Personalized prediction of anticancer potential of non-oncology drugs through learning from genome derived molecular pathways.

Abstract

Advances in cancer genomics have significantly expanded our understanding of cancer biology. However, the high cost of drug development limits our ability to translate this knowledge into precise treatments. Approved non-oncology drugs, comprising a large repository of chemical entities, offer a promising avenue for repurposing in cancer therapy. Herein we present CHANCE, a supervised machine learning model designed to predict the anticancer activities of non-oncology drugs for specific patients by simultaneously considering personalized coding and non-coding mutations. Utilizing protein-protein interaction networks, CHANCE harmonizes multilevel mutation annotations and integrates pharmacological information across different drugs into a single model. We systematically benchmarked the performance of CHANCE and show its predictions are better than previous model and highly interpretable. Applying CHANCE to approximately 5000 cancer samples indicated that >30% might respond to at least one non-oncology drug, with 11% non-oncology drugs predicted to have anticancer activities.

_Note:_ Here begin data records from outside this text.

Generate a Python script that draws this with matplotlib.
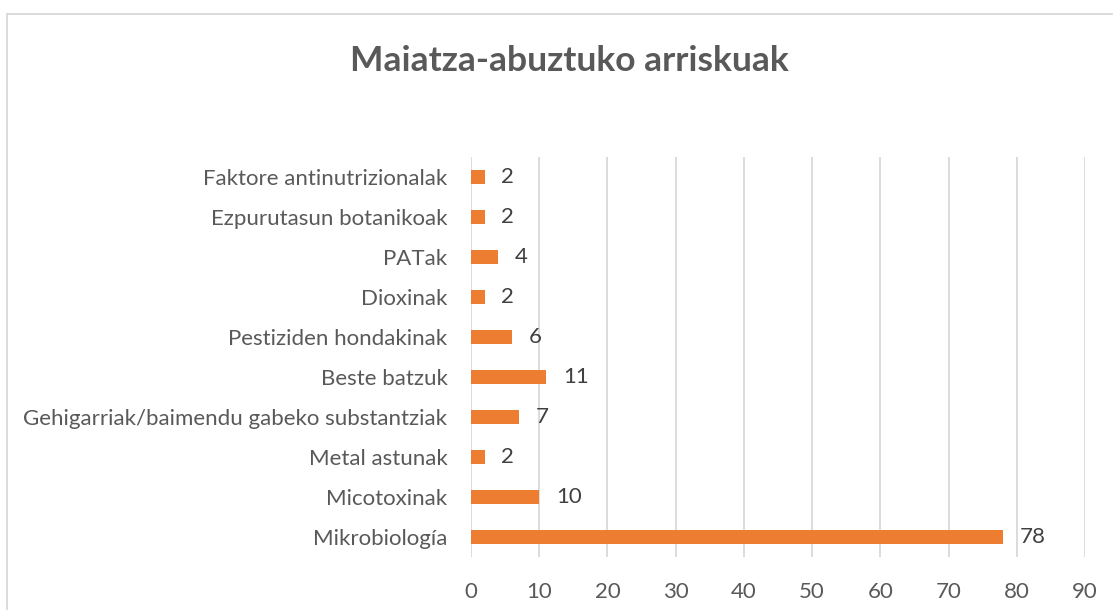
import matplotlib.pyplot as plt
from matplotlib.lines import Line2D

# Categories listed from bottom to top, as drawn on the y axis
categories = [
    'Mikrobiología',
    'Micotoxinak',
    'Metal astunak',
    'Gehigarriak/baimendu gabeko substantziak',
    'Beste batzuk',
    'Pestiziden hondakinak',
    'Dioxinak',
    'PATak',
    'Ezpurutasun botanikoak',
    'Faktore antinutrizionalak',
]
counts = [78, 10, 2, 7, 11, 6, 2, 4, 2, 2]
x_ticks = [0, 10, 20, 30, 40, 50, 60, 70, 80, 90]

title = 'Maiatza-abuztuko arriskuak'
bar_color = '#ED7D31'
text_color = '#595959'
grid_color = '#D9D9D9'

plt.rcParams['font.family'] = ['Lato', 'DejaVu Sans']

W, H = 1113, 610
fig = plt.figure(figsize=(W / 100, H / 100), dpi=100)
ax = fig.add_axes([471 / W, 1 - 557 / H, (1085 - 471) / W, (557 - 157) / H])

bars = ax.barh(range(len(categories)), counts, height=0.33, color=bar_color)
ax.bar_label(bars, padding=12, color='#404040', fontsize=16)

ax.set_ylim(-0.5, len(categories) - 0.5)
ax.set_xlim(x_ticks[0], x_ticks[-1])
ax.set_xticks(x_ticks)
ax.set_yticks(range(len(categories)))
ax.set_yticklabels(categories)

ax.grid(axis='x', color=grid_color, linewidth=1.3)
ax.set_axisbelow(True)
for s in ax.spines.values():
    s.set_visible(False)
ax.tick_params(axis='both', length=0, colors=text_color, labelsize=16)
ax.tick_params(axis='y', pad=17)
ax.tick_params(axis='x', pad=18)

fig.text(0.512, 1 - 61 / H, title, ha='center', va='center',
         fontsize=25.5, fontweight='bold', color=text_color)

# chart frame (only top and left edges are visible in the crop)
fig.add_artist(Line2D([7 / W, 1], [1 - 14 / H, 1 - 14 / H],
                      transform=fig.transFigure, color=grid_color, lw=1.3))
fig.add_artist(Line2D([7 / W, 7 / W], [0, 1 - 14 / H],
                      transform=fig.transFigure, color=grid_color, lw=1.3))

fig.savefig('out.png', dpi=100)
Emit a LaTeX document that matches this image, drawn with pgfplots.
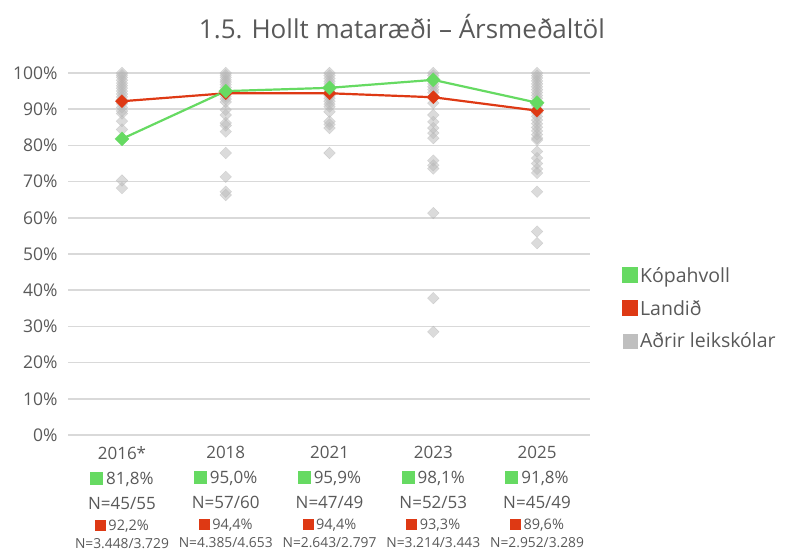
\documentclass[border=0pt]{standalone}
\usepackage{pgfplots}
\pgfplotsset{compat=1.18}
\usepackage{fontspec}
\setmainfont{Open Sans}
\definecolor{kgreen}{RGB}{102,218,98}
\definecolor{kred}{RGB}{222,57,20}
\definecolor{kgrey}{RGB}{184,184,184}
\definecolor{gridgrey}{RGB}{217,217,217}
\definecolor{txt}{RGB}{89,89,89}

\newcommand{\gsq}{\textcolor{kgreen}{\rule[-0.5pt]{13pt}{13pt}}}
\newcommand{\rsq}{\textcolor{kred}{\rule[-0.5pt]{11pt}{11pt}}}
\newcommand{\smr}{\fontsize{14.5}{18}\selectfont}
\newcommand{\smn}{\fontsize{13.8}{18}\selectfont}
\newcommand{\yl}[5]{#1\\[3pt] \gsq\,#2\\[3pt] #3\\[-1pt] {\smr\rsq\,#4}\\[-4pt] {\smn #5}}

\pgfplotstableread{
x y
0 100
0 99.4
0 98.8
0 98.0
0 97.2
0 96.5
0 95.8
0 95.0
0 94.2
0 93.4
0 92.6
0 91.5
0 90.5
0 89.5
0 88.8
0 86.7
0 84.4
0 70.3
0 68.2
1 100
1 99.4
1 98.8
1 98.1
1 97.5
1 96.8
1 96.0
1 95.2
1 94.4
1 93.6
1 92.8
1 92.0
1 89.8
1 88.4
1 86.2
1 85.5
1 83.8
1 77.9
1 71.3
1 67.2
1 66.3
2 100
2 99.3
2 98.5
2 97.7
2 97.0
2 96.2
2 95.4
2 94.6
2 93.8
2 93.0
2 92.2
2 91.4
2 90.7
2 89.3
2 86.6
2 85.8
2 84.8
2 77.9
3 100
3 99.3
3 98.5
3 97.8
3 97.0
3 96.2
3 95.4
3 94.6
3 93.5
3 91.7
3 88.4
3 86.5
3 84.8
3 83.4
3 82.0
3 75.8
3 74.5
3 73.6
3 61.3
3 37.8
3 28.5
4 100
4 99.3
4 98.6
4 97.8
4 97.0
4 96.2
4 95.4
4 94.6
4 93.8
4 93.0
4 92.0
4 91.0
4 90.0
4 89.0
4 88.0
4 87.0
4 86.0
4 85.0
4 84.0
4 83.0
4 82.0
4 81.5
4 78.3
4 76.5
4 75.0
4 73.5
4 72.4
4 67.2
4 56.2
4 53.0
}\others

\begin{document}
\begin{tikzpicture}
\path[use as bounding box] (0,0) rectangle (787pt,554pt);
\begin{axis}[
    at={(68pt,119pt)}, anchor=south west,
    scale only axis, width=522pt, height=362pt,
    xmin=-0.52, xmax=4.51, ymin=0, ymax=100,
    axis line style={draw=none},
    major tick length=0pt,
    ymajorgrids, grid style={color=gridgrey, line width=1.5pt},
    ytick={0,10,...,100},
    yticklabels={0\%,10\%,20\%,30\%,40\%,50\%,60\%,70\%,80\%,90\%,100\%},
    yticklabel style={font=\fontsize{17.5}{19}\selectfont, text=txt, xshift=-7pt},
    xtick={0,1,2,3,4},
    xticklabels={
      {\yl{2016*}{81,8\%}{N=45/55}{92,2\%}{N=3.448/3.729}},
      {\yl{2018}{95,0\%}{N=57/60}{94,4\%}{N=4.385/4.653}},
      {\yl{2021}{95,9\%}{N=47/49}{94,4\%}{N=2.643/2.797}},
      {\yl{2023}{98,1\%}{N=52/53}{93,3\%}{N=3.214/3.443}},
      {\yl{2025}{91,8\%}{N=45/49}{89,6\%}{N=2.952/3.289}}},
    xticklabel style={font=\fontsize{17}{22}\selectfont, text=txt, align=center, inner sep=1pt, yshift=-10pt},
    clip=false,
    reverse legend,
    legend style={at={(1.055,0.35)}, anchor=west, draw=none, fill=none,
      font=\fontsize{19.5}{22}\selectfont, text=txt, row sep=12.5pt,
      cells={anchor=west}},
  ]
\addplot[only marks, color=kgrey, mark=square*, mark size=4.1pt, mark options={draw=kgrey, fill=kgrey, opacity=0.5, rotate=45},
  legend image code/.code={\fill[kgrey!90] (0pt,-7pt) rectangle (14pt,7pt);}]
  table[x=x, y=y] {\others};
\addlegendentry{Aðrir leikskólar}
\addplot[color=kred, line width=2.2pt, mark=square*, mark size=4.6pt, mark options={fill=kred, draw=kred, line width=0.3pt, rotate=45},
  legend image code/.code={\fill[kred] (0pt,-7pt) rectangle (14pt,7pt);}]
  coordinates {(0,92.2) (1,94.4) (2,94.4) (3,93.3) (4,89.6)};
\addlegendentry{Landið}
\addplot[color=kgreen, line width=2.2pt, mark=square*, mark size=5pt, mark options={fill=kgreen, draw=kgreen, line width=0.3pt, rotate=45},
  legend image code/.code={\fill[kgreen] (0pt,-7pt) rectangle (14pt,7pt);}]
  coordinates {(0,81.8) (1,95.0) (2,95.9) (3,98.1) (4,91.8)};
\addlegendentry{Kópahvoll}
\end{axis}
\node[text=txt, font=\fontsize{26}{30}\selectfont] at (402pt,527pt) {1.5. Hollt mataræði – Ársmeðaltöl};
\end{tikzpicture}
\end{document}
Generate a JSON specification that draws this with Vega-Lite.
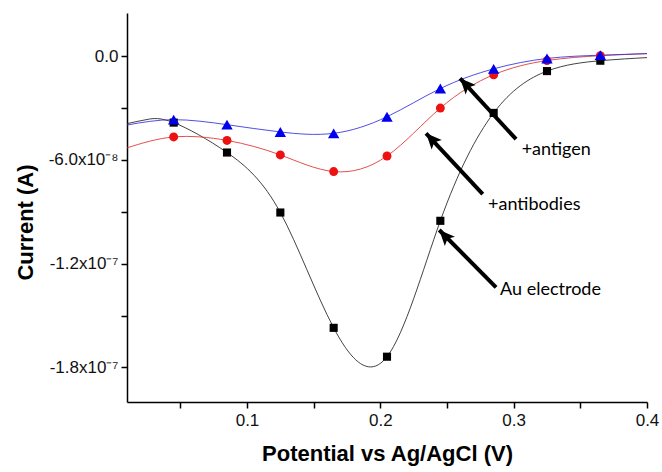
{
  "$schema": "https://vega.github.io/schema/vega-lite/v6.json",
  "autosize": "none",
  "width": 520,
  "height": 389,
  "padding": {"left": 127, "top": 13, "right": 15, "bottom": 70},
  "background": "white",
  "config": {
    "view": {"stroke": null},
    "axis": {"grid": false, "domainColor": "#000", "domainWidth": 1.5, "tickColor": "#000", "tickWidth": 1.5, "tickSize": 6,
      "labelFont": "Liberation Sans", "labelFontSize": 17, "labelColor": "#111",
      "titleFont": "Liberation Sans", "titleFontSize": 22, "titleFontWeight": "bold", "titleColor": "#000"}
  },
  "datasets": {
    "curves": [
      {"series": "Au electrode", "V": 0.01, "I": -3.9e-8, "marker": false},
      {"series": "Au electrode", "V": 0.025, "I": -3.66e-8, "marker": false},
      {"series": "Au electrode", "V": 0.045, "I": -3.84e-8, "marker": true},
      {"series": "Au electrode", "V": 0.085, "I": -5.57e-8, "marker": true},
      {"series": "Au electrode", "V": 0.125, "I": -9.04e-8, "marker": true},
      {"series": "Au electrode", "V": 0.165, "I": -1.571e-7, "marker": true},
      {"series": "Au electrode", "V": 0.205, "I": -1.738e-7, "marker": true},
      {"series": "Au electrode", "V": 0.245, "I": -9.52e-8, "marker": true},
      {"series": "Au electrode", "V": 0.285, "I": -3.28e-8, "marker": true},
      {"series": "Au electrode", "V": 0.325, "I": -8.6e-9, "marker": true},
      {"series": "Au electrode", "V": 0.365, "I": -2.6e-9, "marker": true},
      {"series": "Au electrode", "V": 0.4, "I": -8e-10, "marker": false},
      {"series": "+antibodies", "V": 0.01, "I": -5.3e-8, "marker": false},
      {"series": "+antibodies", "V": 0.045, "I": -4.67e-8, "marker": true},
      {"series": "+antibodies", "V": 0.085, "I": -4.87e-8, "marker": true},
      {"series": "+antibodies", "V": 0.125, "I": -5.71e-8, "marker": true},
      {"series": "+antibodies", "V": 0.165, "I": -6.67e-8, "marker": true},
      {"series": "+antibodies", "V": 0.205, "I": -5.77e-8, "marker": true},
      {"series": "+antibodies", "V": 0.245, "I": -3.0e-8, "marker": true},
      {"series": "+antibodies", "V": 0.285, "I": -1.07e-8, "marker": true},
      {"series": "+antibodies", "V": 0.325, "I": -2.5e-9, "marker": true},
      {"series": "+antibodies", "V": 0.365, "I": 3e-10, "marker": true},
      {"series": "+antibodies", "V": 0.4, "I": 1.5e-9, "marker": false},
      {"series": "+antigen", "V": 0.01, "I": -3.98e-8, "marker": false},
      {"series": "+antigen", "V": 0.045, "I": -3.67e-8, "marker": true},
      {"series": "+antigen", "V": 0.085, "I": -3.96e-8, "marker": true},
      {"series": "+antigen", "V": 0.125, "I": -4.38e-8, "marker": true},
      {"series": "+antigen", "V": 0.165, "I": -4.46e-8, "marker": true},
      {"series": "+antigen", "V": 0.205, "I": -3.5e-8, "marker": true},
      {"series": "+antigen", "V": 0.245, "I": -1.87e-8, "marker": true},
      {"series": "+antigen", "V": 0.285, "I": -7.3e-9, "marker": true},
      {"series": "+antigen", "V": 0.325, "I": -1.3e-9, "marker": true},
      {"series": "+antigen", "V": 0.365, "I": 6e-10, "marker": true},
      {"series": "+antigen", "V": 0.4, "I": 1.5e-9, "marker": false}
    ],
    "arrows": [
      {"label": "+antigen", "tx": 0.3018, "ty": -4.8e-8, "hx": 0.2598, "hy": -1.28e-8, "lx": 0.306, "ly": -5.42e-8},
      {"label": "+antibodies", "tx": 0.2768, "ty": -7.97e-8, "hx": 0.2343, "hy": -4.46e-8, "lx": 0.2808, "ly": -8.6e-8},
      {"label": "Au electrode", "tx": 0.2868, "ty": -1.337e-7, "hx": 0.2442, "hy": -1.005e-7, "lx": 0.2898, "ly": -1.352e-7}
    ]
  },
  "layer": [
    {
      "data": {"name": "curves"},
      "mark": {"type": "line", "interpolate": "natural", "strokeWidth": 1, "opacity": 0.85},
      "encoding": {
        "x": {"field": "V", "type": "quantitative", "scale": {"domain": [0.01, 0.4], "nice": false, "zero": false},
          "axis": {"title": "Potential vs Ag/AgCl (V)", "values": [0.05, 0.1, 0.15, 0.2, 0.25, 0.3, 0.35, 0.4],
            "labelExpr": "abs(datum.value * 10 - round(datum.value * 10)) < 0.000001 ? format(datum.value, '.1f') : ''",
            "labelPadding": 4, "titlePadding": 15, "labelFlush": false}},
        "y": {"field": "I", "type": "quantitative", "scale": {"domain": [-2.0e-7, 2.5e-8], "nice": false, "zero": false},
          "axis": {"title": "Current (A)", "values": [0, -3e-8, -6e-8, -9e-8, -1.2e-7, -1.5e-7, -1.8e-7],
            "labelExpr": "datum.value > -1e-9 ? '0.0' : abs(datum.value + 6e-8) < 1e-10 ? '-6.0x10⁻⁸' : abs(datum.value + 1.2e-7) < 1e-10 ? '-1.2x10⁻⁷' : abs(datum.value + 1.8e-7) < 1e-10 ? '-1.8x10⁻⁷' : ''",
            "labelPadding": 3, "titleX": -102, "titleY": 209, "titleBaseline": "middle", "titleAngle": -90}},
        "color": {"field": "series", "type": "nominal", "scale": {"domain": ["Au electrode", "+antibodies", "+antigen"], "range": ["#222222", "#e03030", "#3030e0"]}, "legend": null}
      }
    },
    {
      "data": {"name": "curves"},
      "transform": [{"filter": "datum.marker"}],
      "mark": {"type": "point", "filled": true, "opacity": 1},
      "encoding": {
        "x": {"field": "V", "type": "quantitative"},
        "y": {"field": "I", "type": "quantitative"},
        "shape": {"field": "series", "type": "nominal", "scale": {"domain": ["Au electrode", "+antibodies", "+antigen"], "range": ["square", "circle", "triangle-up"]}, "legend": null},
        "size": {"condition": [{"test": "datum.series == '+antigen'", "value": 130}, {"test": "datum.series == '+antibodies'", "value": 80}], "value": 66},
        "color": {"field": "series", "type": "nominal", "scale": {"domain": ["Au electrode", "+antibodies", "+antigen"], "range": ["#000000", "#ee1111", "#0000ee"]}, "legend": null}
      }
    },
    {
      "data": {"name": "arrows"},
      "mark": {"type": "rule", "strokeWidth": 4, "color": "#000"},
      "encoding": {
        "x": {"field": "tx", "type": "quantitative"},
        "y": {"field": "ty", "type": "quantitative"},
        "x2": {"field": "hx"},
        "y2": {"field": "hy"}
      }
    },
    {
      "data": {"name": "arrows"},
      "mark": {"type": "point", "filled": true, "opacity": 1, "color": "#000", "shape": "M0,0L-0.8,1.8L0,1.4L0.8,1.8Z", "size": 300, "angle": 317},
      "encoding": {
        "x": {"field": "hx", "type": "quantitative"},
        "y": {"field": "hy", "type": "quantitative"}
      }
    },
    {
      "data": {"name": "arrows"},
      "mark": {"type": "text", "font": "Lato", "fontSize": 18, "align": "left", "baseline": "middle", "color": "#000"},
      "encoding": {
        "x": {"field": "lx", "type": "quantitative"},
        "y": {"field": "ly", "type": "quantitative"},
        "text": {"field": "label"}
      }
    }
  ],
  "resolve": {"scale": {"color": "independent"}}
}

Moreover, CHANCE predictions suggested an association between SMAD7 mutations and aspirin treatment response. Experimental validation using tumor cells derived from seven patients with pancreatic or esophageal cancer confirmed the potential anticancer activity of at least one non-oncology drug for five of these patients. To summarize, CHANCE offers a personalized and interpretable approach, serving as a valuable tool for mining non-oncology drugs in the precision oncology era.